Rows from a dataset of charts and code
□ □ □ □

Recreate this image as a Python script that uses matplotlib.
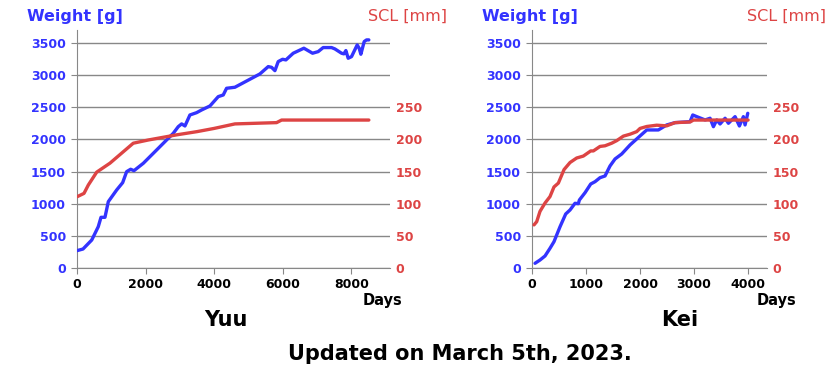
import matplotlib.pyplot as plt

# Yuu
yuu_w_days = [0, 175, 430, 620, 700, 816, 913, 1157, 1332, 1448, 1565, 1662, 1934, 2323,
              2808, 2953, 3052, 3149, 3294, 3489, 3635, 3878, 4120, 4266, 4363, 4606,
              5335, 5578, 5675, 5773, 5869, 5997, 6093, 6307, 6618, 6871, 7035, 7181,
              7425, 7522, 7717, 7785, 7843, 7910, 8008, 8173, 8231, 8280, 8377, 8446, 8513]
yuu_weight = [270, 295, 435, 642, 788, 788, 1031, 1213, 1327, 1498, 1535, 1513, 1628, 1835,
              2094, 2197, 2240, 2208, 2379, 2415, 2457, 2519, 2664, 2690, 2794, 2810,
              3017, 3131, 3120, 3068, 3209, 3245, 3235, 3339, 3417, 3339, 3364, 3427,
              3427, 3406, 3339, 3329, 3380, 3261, 3286, 3468, 3416, 3323, 3520, 3546, 3546]
yuu_s_days = [10, 204, 330, 574, 962, 1641, 2079, 2906, 3500, 4000, 4606, 5822, 5968, 8513]
yuu_scl = [111, 116, 129, 149, 163, 194, 199, 207, 212, 217, 224, 226, 230, 230]

# Kei
kei_w_days = [56, 148, 241, 333, 407, 519, 624, 704, 796, 858, 877, 982, 1087, 1167, 1259,
              1352, 1444, 1537, 1661, 1815, 2000, 2124, 2339, 2494, 2648, 2926, 2976,
              3050, 3204, 3296, 3358, 3420, 3481, 3574, 3636, 3759, 3839, 3913, 3944, 3994]
kei_weight = [73, 124, 187, 306, 409, 642, 840, 902, 1006, 1000, 1057, 1171, 1306, 1342, 1404,
              1431, 1586, 1695, 1773, 1913, 2053, 2146, 2146, 2224, 2260, 2275, 2379,
              2353, 2302, 2328, 2197, 2302, 2239, 2328, 2250, 2353, 2208, 2353, 2224, 2405]
kei_s_days = [37, 87, 148, 241, 333, 407, 488, 593, 704, 827, 950, 1087, 1136, 1259, 1352,
              1475, 1568, 1691, 1815, 1938, 2000, 2124, 2309, 2494, 2648, 2926, 2988, 4000]
kei_scl = [67, 72, 88, 101, 111, 126, 132, 153, 164, 171, 174, 182, 182, 189, 190,
           194, 198, 205, 208, 212, 217, 220, 222, 221, 226, 227, 230, 230]

BLUE = '#3333ff'
RED = '#dd4444'
GRID = '#888888'

W, H = 833, 370
fig = plt.figure(figsize=(W / 100, H / 100), dpi=100)


def px(x, y):
    return x / W, 1 - y / H


def panel(left, right, xmax, xticks, wd, wv, sd, sv):
    ax = fig.add_axes([left / W, 1 - 268 / H, (right - left) / W, (268 - 30) / H])
    ax.set_xlim(0, xmax)
    ax.set_ylim(0, 3700)
    ax.set_yticks(range(0, 3501, 500))
    ax.set_xticks(xticks)
    ax.grid(axis='y', color=GRID, lw=1)
    ax.set_axisbelow(True)
    for s in ['top', 'right']:
        ax.spines[s].set_visible(False)
    for s in ['left', 'bottom']:
        ax.spines[s].set_color(GRID)
    ax.tick_params(axis='y', length=4, color=GRID, pad=4, labelcolor=BLUE, labelsize=9)
    ax.tick_params(axis='x', length=4, color=GRID, labelsize=9)
    for t in ax.get_yticklabels() + ax.get_xticklabels():
        t.set_fontweight('bold')
    ax2 = ax.twinx()
    ax2.set_ylim(0, 370)
    ax2.set_yticks(range(0, 251, 50))
    for s in ax2.spines.values():
        s.set_visible(False)
    ax2.tick_params(axis='y', length=0, pad=4, labelcolor=RED, labelsize=9)
    for t in ax2.get_yticklabels():
        t.set_fontweight('bold')
    ax2.plot(sd, sv, color=RED, lw=2.4, solid_capstyle='round', zorder=2)
    ax2.plot(wd, [w / 10 for w in wv], color=BLUE, lw=2.4, zorder=1,
             solid_capstyle='round')
    return ax


panel(77, 390, 9130, [0, 2000, 4000, 6000, 8000],
      yuu_w_days, yuu_weight, yuu_s_days, yuu_scl)
panel(532, 767, 4350, [0, 1000, 2000, 3000, 4000],
      kei_w_days, kei_weight, kei_s_days, kei_scl)

fig.text(*px(27, 16), 'Weight [g]', color=BLUE, fontsize=11.5, fontweight='bold',
         va='center', ha='left')
fig.text(*px(447, 16), 'SCL [mm]', color=RED, fontsize=11.5,
         va='center', ha='right')
fig.text(*px(482, 16), 'Weight [g]', color=BLUE, fontsize=11.5, fontweight='bold',
         va='center', ha='left')
fig.text(*px(826, 16), 'SCL [mm]', color=RED, fontsize=11.5,
         va='center', ha='right')
fig.text(*px(383, 300), 'Days', fontsize=10.5, fontweight='bold', ha='center', va='center')
fig.text(*px(777, 300), 'Days', fontsize=10.5, fontweight='bold', ha='center', va='center')
fig.text(*px(226, 320), 'Yuu', fontsize=15, fontweight='bold', ha='center', va='center')
fig.text(*px(680, 320), 'Kei', fontsize=15, fontweight='bold', ha='center', va='center')
fig.text(*px(460, 354), 'Updated on March 5th, 2023.', fontsize=15, fontweight='bold',
         ha='center', va='center')

fig.savefig('out.png', dpi=100)
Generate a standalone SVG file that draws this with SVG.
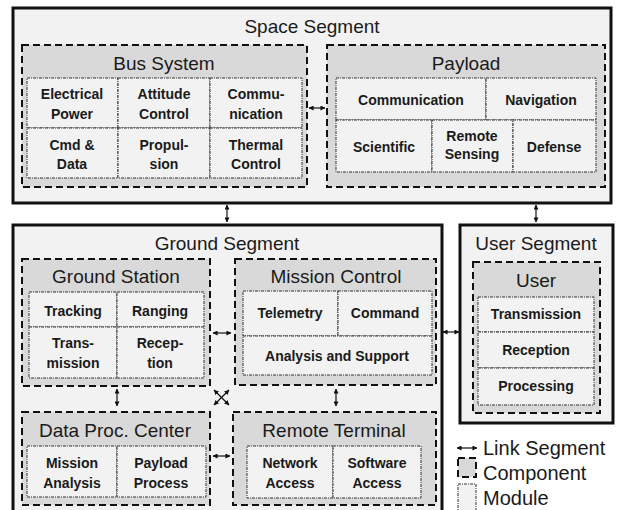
<svg xmlns="http://www.w3.org/2000/svg" width="619" height="510" viewBox="0 0 619 510">
<defs>
<marker id="ah" viewBox="0 0 6 6" refX="5.5" refY="3" markerWidth="5" markerHeight="5" orient="auto-start-reverse" markerUnits="userSpaceOnUse">
<path d="M0,0 L6,3 L0,6 z" fill="#111"/>
</marker>
<style>
.seg{fill:#f2f2f2;stroke:#111;stroke-width:3}
.comp{fill:#d9d9d9;stroke:#111;stroke-width:2;stroke-dasharray:7 4}
.mod{fill:#f2f2f2;stroke:#333;stroke-width:1;stroke-dasharray:3 1 1 1}
.t1{font-family:"Liberation Sans",Arial,sans-serif;font-size:19px;fill:#1a1a1a;text-anchor:middle}
.t2{font-family:"Liberation Sans",Arial,sans-serif;font-size:14px;font-weight:bold;fill:#1a1a1a;text-anchor:middle}
.lg{font-family:"Liberation Sans",Arial,sans-serif;font-size:20px;fill:#1a1a1a}
.ar{stroke:#111;stroke-width:1.2;fill:none;marker-start:url(#ah);marker-end:url(#ah)}
</style>
</defs>

<g id="space-segment">
<rect class="seg" x="13" y="8" width="598" height="195"/>
<text class="t1" x="312" y="33">Space Segment</text>
</g>

<g id="bus-system">
<rect class="comp" x="22" y="45" width="285" height="142"/>
<text class="t1" x="164" y="70">Bus System</text>
<rect class="mod" x="27" y="78" width="91" height="50"/>
<rect class="mod" x="118" y="78" width="92" height="50"/>
<rect class="mod" x="210" y="78" width="92" height="50"/>
<rect class="mod" x="27" y="128" width="91" height="50"/>
<rect class="mod" x="118" y="128" width="92" height="50"/>
<rect class="mod" x="210" y="128" width="92" height="50"/>
<text class="t2" x="72" y="99">Electrical</text><text class="t2" x="72" y="119">Power</text>
<text class="t2" x="164" y="99">Attitude</text><text class="t2" x="164" y="119">Control</text>
<text class="t2" x="256" y="99">Commu-</text><text class="t2" x="256" y="119">nication</text>
<text class="t2" x="72" y="150">Cmd &amp;</text><text class="t2" x="72" y="169">Data</text>
<text class="t2" x="164" y="150">Propul-</text><text class="t2" x="164" y="169">sion</text>
<text class="t2" x="256" y="150">Thermal</text><text class="t2" x="256" y="169">Control</text>
</g>

<g id="payload">
<rect class="comp" x="327" y="45" width="278" height="142"/>
<text class="t1" x="466" y="70">Payload</text>
<rect class="mod" x="336" y="78" width="150" height="42"/>
<rect class="mod" x="486" y="78" width="110" height="42"/>
<rect class="mod" x="336" y="120" width="96" height="52"/>
<rect class="mod" x="432" y="120" width="81" height="52"/>
<rect class="mod" x="513" y="120" width="83" height="52"/>
<text class="t2" x="411" y="105">Communication</text>
<text class="t2" x="541" y="105">Navigation</text>
<text class="t2" x="384" y="152">Scientific</text>
<text class="t2" x="472" y="141">Remote</text><text class="t2" x="472" y="159">Sensing</text>
<text class="t2" x="554" y="152">Defense</text>
</g>

<g id="ground-segment">
<rect class="seg" x="13" y="225" width="429" height="295"/>
<text class="t1" x="227" y="250">Ground Segment</text>
</g>

<g id="ground-station">
<rect class="comp" x="22" y="259" width="188" height="127"/>
<text class="t1" x="116" y="283">Ground Station</text>
<rect class="mod" x="29" y="292" width="88" height="35"/>
<rect class="mod" x="117" y="292" width="87" height="35"/>
<rect class="mod" x="29" y="327" width="88" height="51"/>
<rect class="mod" x="117" y="327" width="87" height="51"/>
<text class="t2" x="73" y="316">Tracking</text>
<text class="t2" x="160" y="316">Ranging</text>
<text class="t2" x="73" y="348">Trans-</text><text class="t2" x="73" y="368">mission</text>
<text class="t2" x="160" y="348">Recep-</text><text class="t2" x="160" y="368">tion</text>
</g>

<g id="mission-control">
<rect class="comp" x="235" y="259" width="201" height="126"/>
<text class="t1" x="336" y="283">Mission Control</text>
<rect class="mod" x="243" y="291" width="95" height="45"/>
<rect class="mod" x="338" y="291" width="94" height="45"/>
<rect class="mod" x="243" y="336" width="189" height="39"/>
<text class="t2" x="290" y="318">Telemetry</text>
<text class="t2" x="385" y="318">Command</text>
<text class="t2" x="337" y="361">Analysis and Support</text>
</g>

<g id="user-segment">
<rect class="seg" x="460" y="225" width="153" height="198"/>
<text class="t1" x="536" y="250">User Segment</text>
</g>

<g id="user">
<rect class="comp" x="473" y="262" width="127" height="151"/>
<text class="t1" x="536" y="287">User</text>
<rect class="mod" x="478" y="297" width="116" height="35"/>
<rect class="mod" x="478" y="332" width="116" height="36"/>
<rect class="mod" x="478" y="368" width="116" height="37"/>
<text class="t2" x="536" y="319">Transmission</text>
<text class="t2" x="536" y="355">Reception</text>
<text class="t2" x="536" y="391">Processing</text>
</g>

<g id="data-proc-center">
<rect class="comp" x="22" y="412" width="188" height="93"/>
<text class="t1" x="115" y="437">Data Proc. Center</text>
<rect class="mod" x="27" y="446" width="90" height="51"/>
<rect class="mod" x="117" y="446" width="89" height="51"/>
<text class="t2" x="72" y="468">Mission</text><text class="t2" x="72" y="488">Analysis</text>
<text class="t2" x="161" y="468">Payload</text><text class="t2" x="161" y="488">Process</text>
</g>

<g id="remote-terminal">
<rect class="comp" x="233" y="412" width="203" height="93"/>
<text class="t1" x="334" y="437">Remote Terminal</text>
<rect class="mod" x="247" y="446" width="86" height="52"/>
<rect class="mod" x="333" y="446" width="88" height="52"/>
<text class="t2" x="290" y="468">Network</text><text class="t2" x="290" y="488">Access</text>
<text class="t2" x="377" y="468">Software</text><text class="t2" x="377" y="488">Access</text>
</g>

<g id="connectors">
<line class="ar" x1="309" y1="108" x2="325" y2="108"/>
<line class="ar" x1="227" y1="205" x2="227" y2="222"/>
<line class="ar" x1="536" y1="205" x2="536" y2="222"/>
<line class="ar" x1="213" y1="333" x2="231" y2="333"/>
<line class="ar" x1="443" y1="332" x2="459" y2="332"/>
<line class="ar" x1="117" y1="389" x2="117" y2="406"/>
<line class="ar" x1="336" y1="389" x2="336" y2="406"/>
<line class="ar" x1="214" y1="390" x2="229" y2="405"/>
<line class="ar" x1="229" y1="390" x2="214" y2="405"/>
<line class="ar" x1="213" y1="456" x2="230" y2="456"/>
</g>

<g id="legend">
<line class="ar" x1="457" y1="448" x2="477" y2="448"/>
<text class="lg" x="483" y="455">Link Segment</text>
<rect class="comp" x="458" y="458" width="18" height="19"/>
<text class="lg" x="483" y="480">Component</text>
<rect class="mod" x="458" y="484" width="18" height="30"/>
<text class="lg" x="483" y="505">Module</text>
</g>
</svg>
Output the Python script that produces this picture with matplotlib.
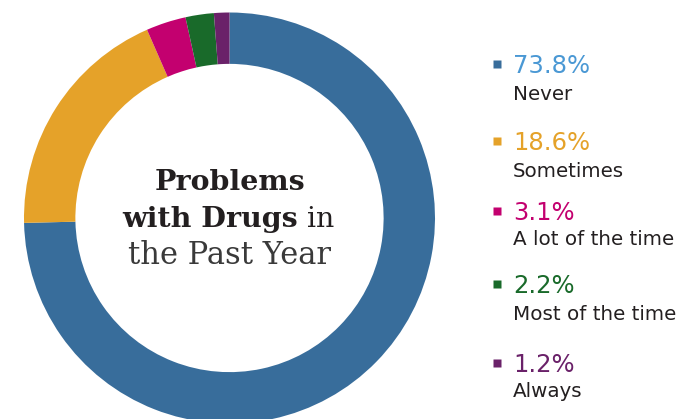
"""
Problems with Drugs in the Past Year - donut chart with side legend
"""
import matplotlib.pyplot as plt

#%% Data
labels = ['Never', 'Sometimes', 'A lot of the time', 'Most of the time', 'Always']
values = [73.8, 18.6, 3.1, 2.2, 1.2]
pct_labels = ['73.8%', '18.6%', '3.1%', '2.2%', '1.2%']

colors = ['#386d9b', '#e5a229', '#c3006f', '#196a2a', '#6a2169']
pct_colors = ['#4a98d4', '#e5a229', '#c3006f', '#196a2a', '#6a2169']

W, H = 682, 419
fig = plt.figure(figsize=(W / 100, H / 100), dpi=100)

#%% Donut (center and radius in pixels)
cx, cy, r = 229.5, 218, 205.5
ax = fig.add_axes([(cx - r) / W, (H - cy - r) / H, 2 * r / W, 2 * r / H])
ax.pie(values, colors=colors, startangle=90, counterclock=False,
       radius=1, wedgeprops=dict(width=0.25, linewidth=0))
ax.set_xlim(-1, 1)
ax.set_ylim(-1, 1)
ax.set_axis_off()

#%% Overlay axes in pixel coordinates
ov = fig.add_axes([0, 0, 1, 1], facecolor='none')
ov.set_xlim(0, W)
ov.set_ylim(H, 0)
ov.set_axis_off()

# center title
dark = '#231f20'
ov.text(cx, 190, 'Problems', ha='center', va='baseline', fontsize=20.5,
        family='DejaVu Serif', weight='bold', color=dark)
t_bold = ov.text(122, 227, 'with Drugs', ha='left', va='baseline', fontsize=20.5,
                 family='DejaVu Serif', weight='bold', color=dark)
ov.annotate(' in', xy=(1, 0), xycoords=t_bold, va='bottom', ha='left',
            fontsize=20.5, family='DejaVu Serif', color=dark)
ov.text(cx, 264, 'the Past Year', ha='center', va='baseline', fontsize=22,
        family='DejaVu Serif', color='#3a3a3a')

# legend
pct_base = [73, 150, 220, 293, 372]
lab_base = [100, 177, 245, 320, 397]
for i in range(len(labels)):
    ov.plot(497, pct_base[i] - 9, marker='s', ms=6, color=colors[i], mec='none')
    ov.text(513, pct_base[i], pct_labels[i], ha='left', va='baseline',
            fontsize=17.5, color=pct_colors[i])
    ov.text(513, lab_base[i], labels[i], ha='left', va='baseline',
            fontsize=14.3, color=dark)

fig.savefig('out.png', dpi=100, facecolor='white')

□ □ □ □

▸ Short problem: Output the line containing "Output the Python" and each line after it, through the end of the material, exactly as given. No pictures belong in the output.

▸ Final answer:
Output the Python script that produces this picture with matplotlib.
"""
Problems with Drugs in the Past Year - donut chart with side legend
"""
import matplotlib.pyplot as plt

#%% Data
labels = ['Never', 'Sometimes', 'A lot of the time', 'Most of the time', 'Always']
values = [73.8, 18.6, 3.1, 2.2, 1.2]
pct_labels = ['73.8%', '18.6%', '3.1%', '2.2%', '1.2%']

colors = ['#386d9b', '#e5a229', '#c3006f', '#196a2a', '#6a2169']
pct_colors = ['#4a98d4', '#e5a229', '#c3006f', '#196a2a', '#6a2169']

W, H = 682, 419
fig = plt.figure(figsize=(W / 100, H / 100), dpi=100)

#%% Donut (center and radius in pixels)
cx, cy, r = 229.5, 218, 205.5
ax = fig.add_axes([(cx - r) / W, (H - cy - r) / H, 2 * r / W, 2 * r / H])
ax.pie(values, colors=colors, startangle=90, counterclock=False,
       radius=1, wedgeprops=dict(width=0.25, linewidth=0))
ax.set_xlim(-1, 1)
ax.set_ylim(-1, 1)
ax.set_axis_off()

#%% Overlay axes in pixel coordinates
ov = fig.add_axes([0, 0, 1, 1], facecolor='none')
ov.set_xlim(0, W)
ov.set_ylim(H, 0)
ov.set_axis_off()

# center title
dark = '#231f20'
ov.text(cx, 190, 'Problems', ha='center', va='baseline', fontsize=20.5,
        family='DejaVu Serif', weight='bold', color=dark)
t_bold = ov.text(122, 227, 'with Drugs', ha='left', va='baseline', fontsize=20.5,
                 family='DejaVu Serif', weight='bold', color=dark)
ov.annotate(' in', xy=(1, 0), xycoords=t_bold, va='bottom', ha='left',
            fontsize=20.5, family='DejaVu Serif', color=dark)
ov.text(cx, 264, 'the Past Year', ha='center', va='baseline', fontsize=22,
        family='DejaVu Serif', color='#3a3a3a')

# legend
pct_base = [73, 150, 220, 293, 372]
lab_base = [100, 177, 245, 320, 397]
for i in range(len(labels)):
    ov.plot(497, pct_base[i] - 9, marker='s', ms=6, color=colors[i], mec='none')
    ov.text(513, pct_base[i], pct_labels[i], ha='left', va='baseline',
            fontsize=17.5, color=pct_colors[i])
    ov.text(513, lab_base[i], labels[i], ha='left', va='baseline',
            fontsize=14.3, color=dark)

fig.savefig('out.png', dpi=100, facecolor='white')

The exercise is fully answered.